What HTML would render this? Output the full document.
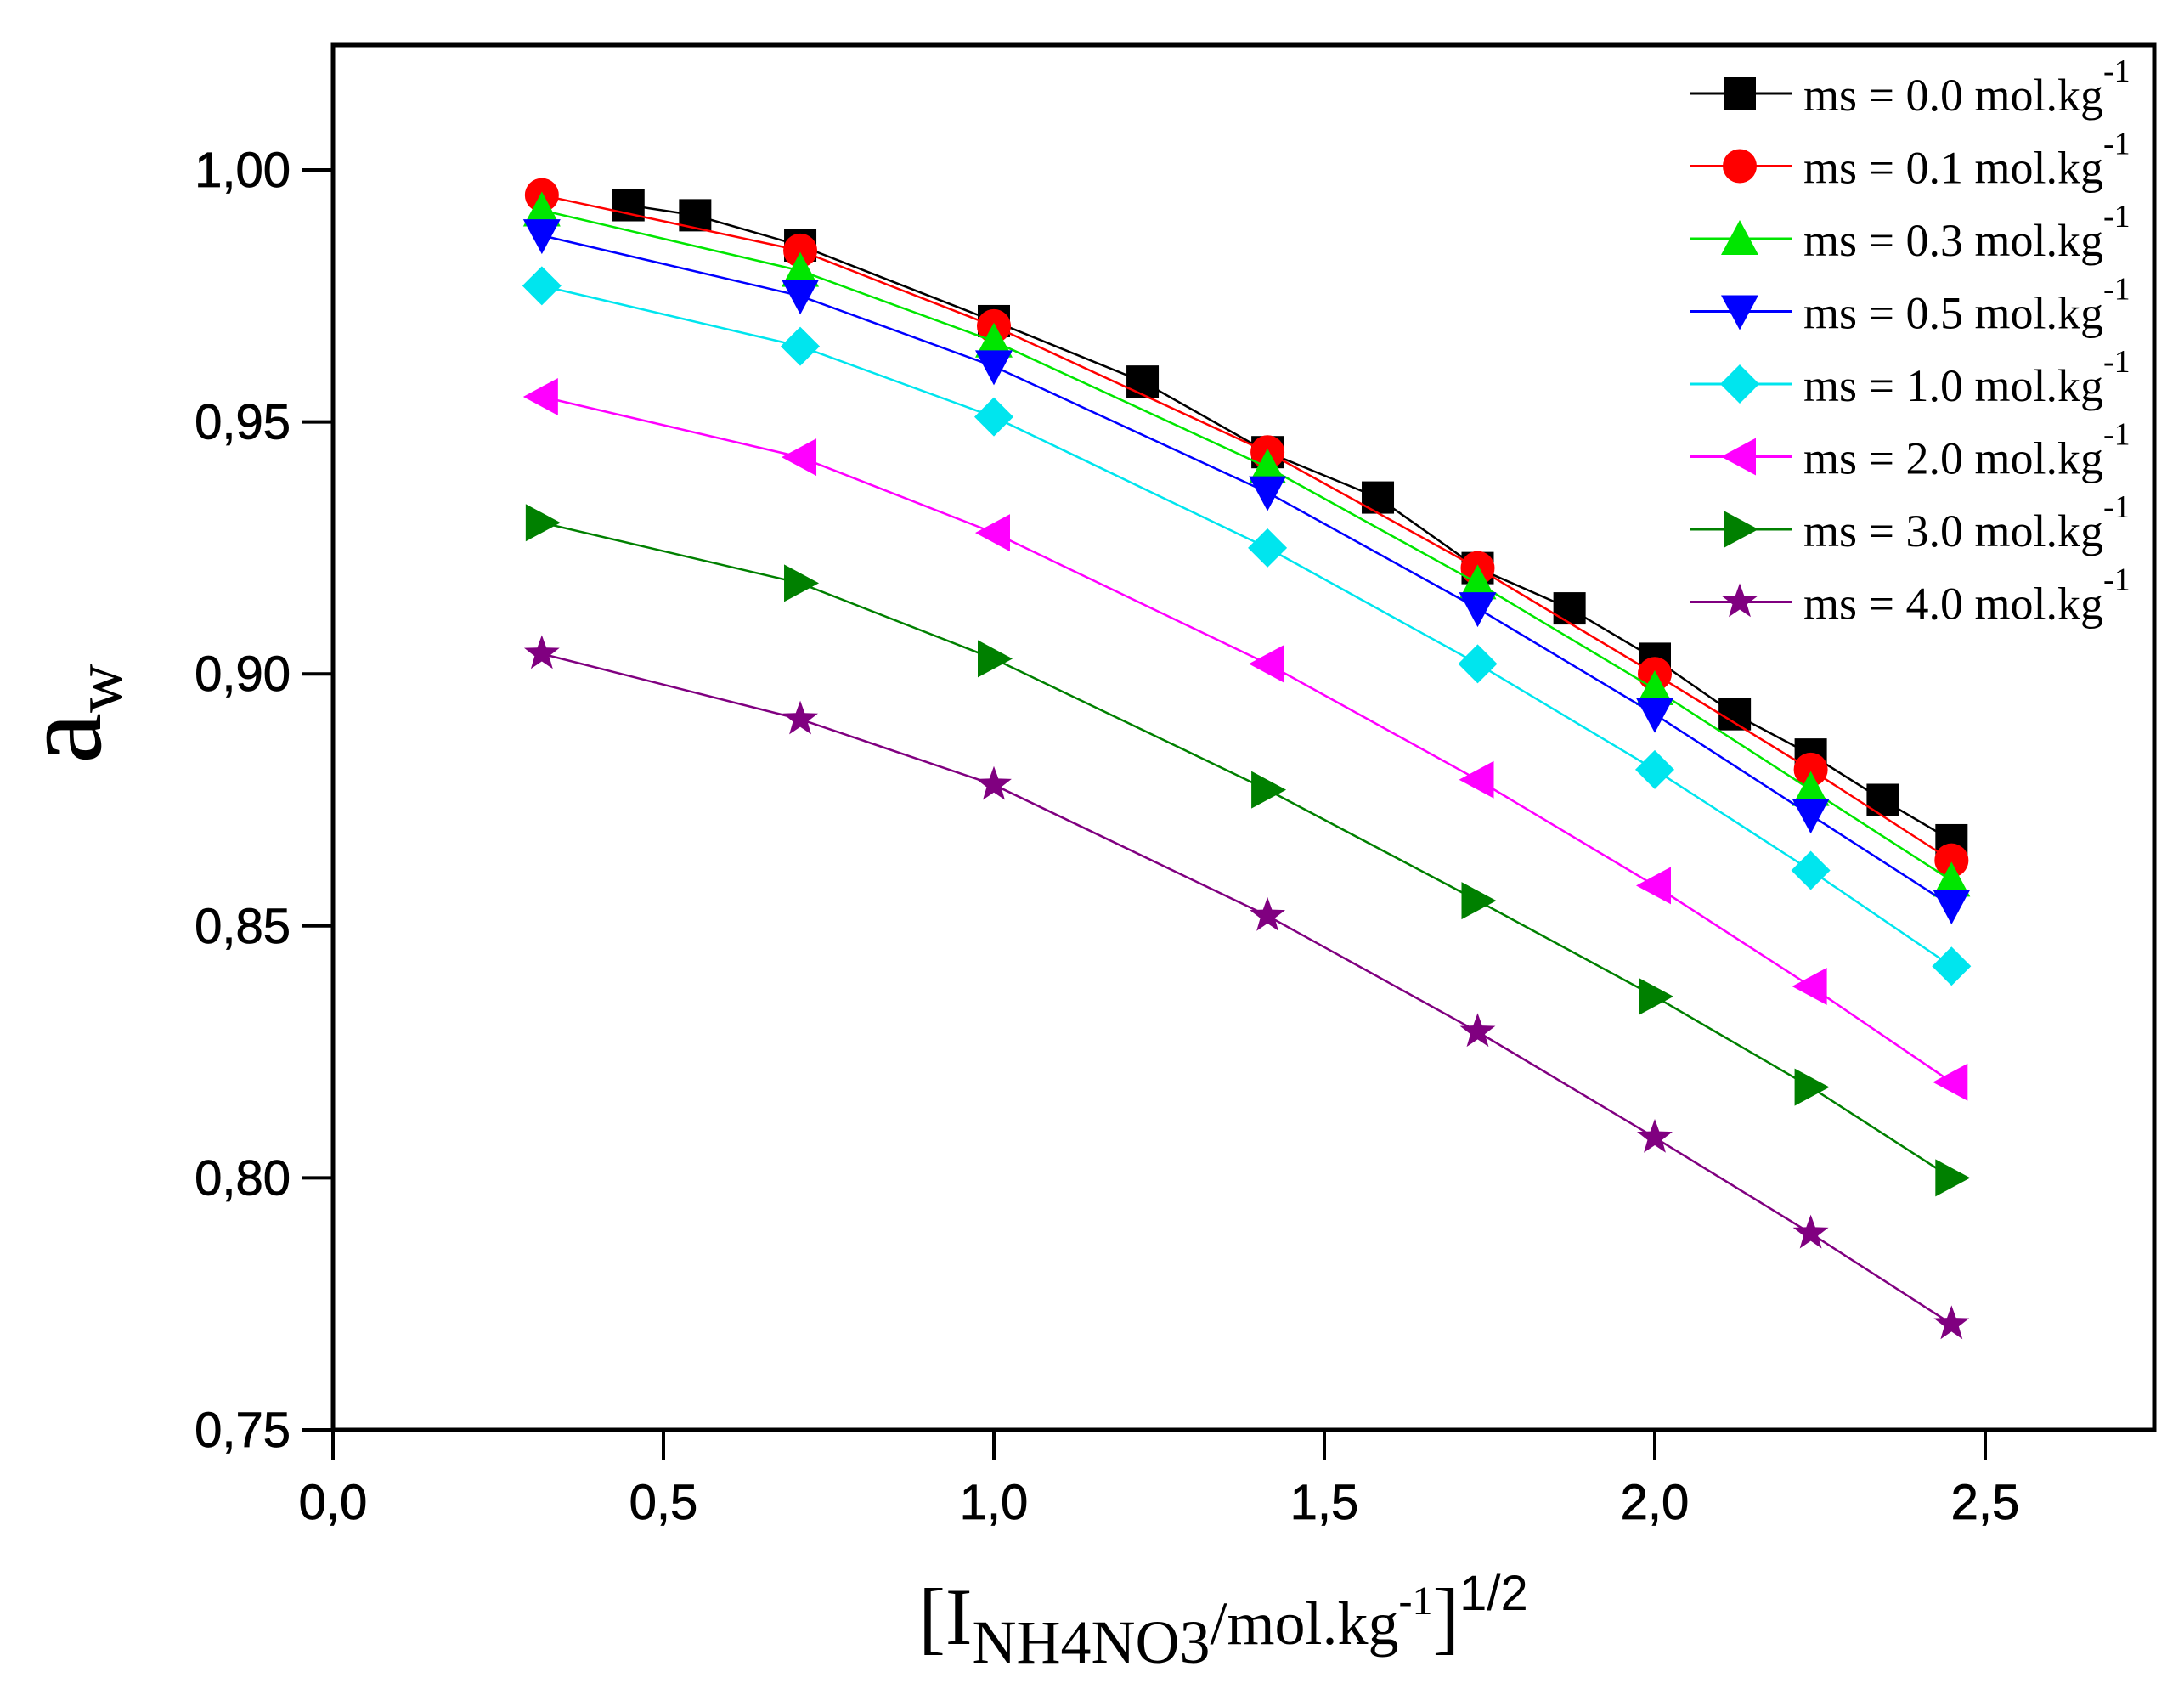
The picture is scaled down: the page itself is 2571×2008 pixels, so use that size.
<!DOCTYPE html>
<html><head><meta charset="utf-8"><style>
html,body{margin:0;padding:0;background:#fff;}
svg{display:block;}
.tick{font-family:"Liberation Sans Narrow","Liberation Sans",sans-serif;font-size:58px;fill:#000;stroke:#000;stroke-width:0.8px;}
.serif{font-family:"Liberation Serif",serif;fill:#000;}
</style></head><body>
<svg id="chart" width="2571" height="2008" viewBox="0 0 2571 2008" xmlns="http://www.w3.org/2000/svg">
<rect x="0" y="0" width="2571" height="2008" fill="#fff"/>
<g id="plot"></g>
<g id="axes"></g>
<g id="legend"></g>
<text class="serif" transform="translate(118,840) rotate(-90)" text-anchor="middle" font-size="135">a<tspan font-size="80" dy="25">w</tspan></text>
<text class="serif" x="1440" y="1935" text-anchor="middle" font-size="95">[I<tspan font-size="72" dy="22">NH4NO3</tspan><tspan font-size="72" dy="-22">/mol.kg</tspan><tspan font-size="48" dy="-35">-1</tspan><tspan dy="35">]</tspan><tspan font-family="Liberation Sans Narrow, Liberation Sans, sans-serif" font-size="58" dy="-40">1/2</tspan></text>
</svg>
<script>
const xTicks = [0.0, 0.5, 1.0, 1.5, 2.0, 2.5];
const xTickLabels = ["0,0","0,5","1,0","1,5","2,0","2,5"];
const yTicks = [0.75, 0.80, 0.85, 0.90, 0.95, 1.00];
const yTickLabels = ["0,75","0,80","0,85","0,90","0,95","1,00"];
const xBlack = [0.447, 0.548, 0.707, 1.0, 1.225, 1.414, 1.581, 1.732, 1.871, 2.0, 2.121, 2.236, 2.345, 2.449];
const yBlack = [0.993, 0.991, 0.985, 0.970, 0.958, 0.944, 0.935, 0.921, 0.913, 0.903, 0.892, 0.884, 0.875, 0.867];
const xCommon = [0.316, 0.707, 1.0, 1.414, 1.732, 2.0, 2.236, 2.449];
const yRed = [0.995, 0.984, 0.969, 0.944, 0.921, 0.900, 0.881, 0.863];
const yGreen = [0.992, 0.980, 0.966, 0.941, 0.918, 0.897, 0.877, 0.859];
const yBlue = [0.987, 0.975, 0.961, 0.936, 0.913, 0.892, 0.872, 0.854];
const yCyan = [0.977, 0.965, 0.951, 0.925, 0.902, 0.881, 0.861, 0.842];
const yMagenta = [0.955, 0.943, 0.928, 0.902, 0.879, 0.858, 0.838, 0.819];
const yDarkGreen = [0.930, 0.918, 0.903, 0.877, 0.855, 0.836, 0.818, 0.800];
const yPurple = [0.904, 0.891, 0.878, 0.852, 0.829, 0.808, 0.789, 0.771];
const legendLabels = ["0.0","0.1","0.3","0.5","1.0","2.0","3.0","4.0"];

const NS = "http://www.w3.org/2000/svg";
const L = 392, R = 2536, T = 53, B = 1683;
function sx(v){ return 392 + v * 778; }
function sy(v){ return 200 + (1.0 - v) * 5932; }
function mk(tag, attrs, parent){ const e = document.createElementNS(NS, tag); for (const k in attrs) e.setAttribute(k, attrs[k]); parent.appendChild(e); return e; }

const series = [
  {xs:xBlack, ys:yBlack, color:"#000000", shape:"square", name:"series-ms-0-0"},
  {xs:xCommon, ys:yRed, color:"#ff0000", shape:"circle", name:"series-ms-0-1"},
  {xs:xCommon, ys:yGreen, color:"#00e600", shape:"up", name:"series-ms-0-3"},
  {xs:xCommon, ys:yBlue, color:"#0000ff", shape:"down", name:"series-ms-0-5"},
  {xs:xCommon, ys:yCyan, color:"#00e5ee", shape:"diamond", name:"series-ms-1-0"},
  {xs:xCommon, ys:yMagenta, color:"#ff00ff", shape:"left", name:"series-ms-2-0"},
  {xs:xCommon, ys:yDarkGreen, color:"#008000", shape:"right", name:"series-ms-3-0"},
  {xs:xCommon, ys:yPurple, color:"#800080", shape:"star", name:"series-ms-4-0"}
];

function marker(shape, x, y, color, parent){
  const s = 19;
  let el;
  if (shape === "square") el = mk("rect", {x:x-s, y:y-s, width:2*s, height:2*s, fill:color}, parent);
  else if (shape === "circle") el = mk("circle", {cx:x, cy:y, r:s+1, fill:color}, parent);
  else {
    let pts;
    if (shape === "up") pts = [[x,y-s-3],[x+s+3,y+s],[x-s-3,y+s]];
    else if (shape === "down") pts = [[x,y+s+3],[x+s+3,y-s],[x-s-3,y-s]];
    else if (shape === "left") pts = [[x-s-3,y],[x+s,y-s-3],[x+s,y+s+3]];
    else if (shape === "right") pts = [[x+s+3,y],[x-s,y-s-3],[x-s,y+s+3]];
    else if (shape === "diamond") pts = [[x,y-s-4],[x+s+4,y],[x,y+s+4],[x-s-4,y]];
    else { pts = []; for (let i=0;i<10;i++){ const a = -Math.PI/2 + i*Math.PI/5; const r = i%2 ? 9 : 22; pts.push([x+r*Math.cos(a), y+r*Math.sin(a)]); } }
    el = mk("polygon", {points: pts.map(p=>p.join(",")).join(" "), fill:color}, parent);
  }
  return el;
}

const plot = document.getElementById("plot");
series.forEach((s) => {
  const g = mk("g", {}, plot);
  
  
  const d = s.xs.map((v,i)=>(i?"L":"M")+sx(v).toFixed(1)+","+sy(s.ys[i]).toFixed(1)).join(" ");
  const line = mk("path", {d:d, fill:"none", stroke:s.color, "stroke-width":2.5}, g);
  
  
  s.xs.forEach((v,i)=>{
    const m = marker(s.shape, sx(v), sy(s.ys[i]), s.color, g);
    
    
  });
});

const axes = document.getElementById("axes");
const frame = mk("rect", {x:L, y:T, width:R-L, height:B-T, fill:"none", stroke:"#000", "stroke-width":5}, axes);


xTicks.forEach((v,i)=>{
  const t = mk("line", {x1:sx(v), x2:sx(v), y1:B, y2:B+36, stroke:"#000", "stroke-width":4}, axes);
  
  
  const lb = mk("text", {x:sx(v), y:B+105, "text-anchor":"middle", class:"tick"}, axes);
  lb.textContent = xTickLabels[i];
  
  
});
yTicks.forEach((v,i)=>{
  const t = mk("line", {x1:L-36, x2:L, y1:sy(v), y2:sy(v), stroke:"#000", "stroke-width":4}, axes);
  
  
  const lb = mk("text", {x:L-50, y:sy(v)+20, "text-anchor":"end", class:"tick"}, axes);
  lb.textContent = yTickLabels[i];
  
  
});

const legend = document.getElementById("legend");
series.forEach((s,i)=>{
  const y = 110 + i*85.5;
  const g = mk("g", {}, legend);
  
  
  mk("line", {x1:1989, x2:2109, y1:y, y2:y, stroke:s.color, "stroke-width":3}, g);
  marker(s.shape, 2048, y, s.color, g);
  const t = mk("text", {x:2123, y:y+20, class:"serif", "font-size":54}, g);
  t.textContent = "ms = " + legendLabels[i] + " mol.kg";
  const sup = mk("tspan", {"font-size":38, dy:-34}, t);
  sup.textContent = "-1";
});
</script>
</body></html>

# # # #

• _PROBLEM TO SOLVE_
Show, from the listing above, each line that contains the word "down".

• _THE OUTPUT_
The picture is scaled down: the page itself is 2571×2008 pixels, so use that size.
  {xs:xCommon, ys:yBlue, color:"#0000ff", shape:"down", name:"series-ms-0-5"},
    else if (shape === "down") pts = [[x,y+s+3],[x+s+3,y-s],[x-s-3,y-s]];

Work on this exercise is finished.